About This Course
This course introduces Cloudera Data Science Workbench (CDSW) and prepares learners to use it for data science and machine learning workflows with the Python and R languages.
Payment and Registration
You can purchase this course on its own, or as part of our Full Library subscription.
- Purchase this course alone
- Purchase the full OnDemand library (includes courses for developers, administrators, and data analysts)
This course includes over 6 hours of video content. Note: In order to complete the hands-on exercises for this course, students must have access to CDSW through their organization. In addition, the CDSW environment must be running Apache Spark 2.

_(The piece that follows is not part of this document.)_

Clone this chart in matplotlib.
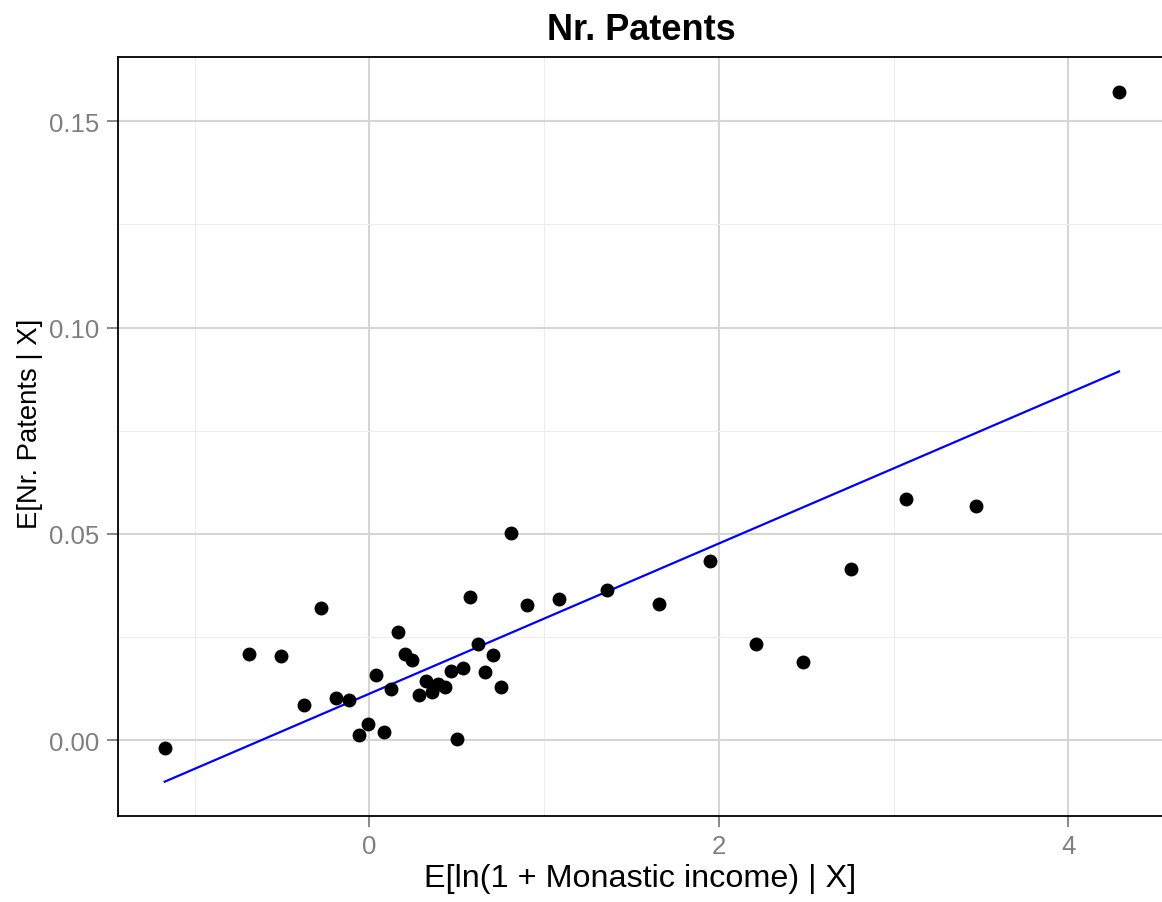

Through narrated demonstrations and hands-on exercises, learners achieve proficiency in CDSW and develop the skills required to:
- Navigate CDSW’s options and interfaces with confidence
- Create projects in CDSW and collaborate securely with other users and teams
- Develop and run reproducible Python and R code
- Customize projects by installing packages and setting environment variables
- Connect to a secure (Kerberized) Cloudera (CDH) or Hortonworks (HDP) cluster
- Work with large-scale data using Apache Spark 2 with PySpark and sparklyr
- Perform end-to-end machine learning workflows in CDSW using Python or R (read, inspect, transform, visualize, and model data)
- Measure, track, and compare machine learning models using CDSW’s Experiments capability
- Deploy models as REST API endpoints serving predictions using CDSW’s Models capability
- Work collaboratively using CDSW together with Git
- Navigate the UI in CDSW 1.6
- Use a third-party editor with CDSW 1.6
Audience and Prerequisites
This course is intended for Python and R users at organizations running Cloudera Data Science Workbench (CDSW) under a trial license or commercial license. The learner must have access to a CDSW environment on a Cloudera (CDH) or Hortonworks (HDP) cluster running Apache Spark 2 in order to complete the hands-on exercises. Some experience with data science using Python or R is helpful but not required. No prior knowledge of Spark or other Hadoop ecosystem tools is required.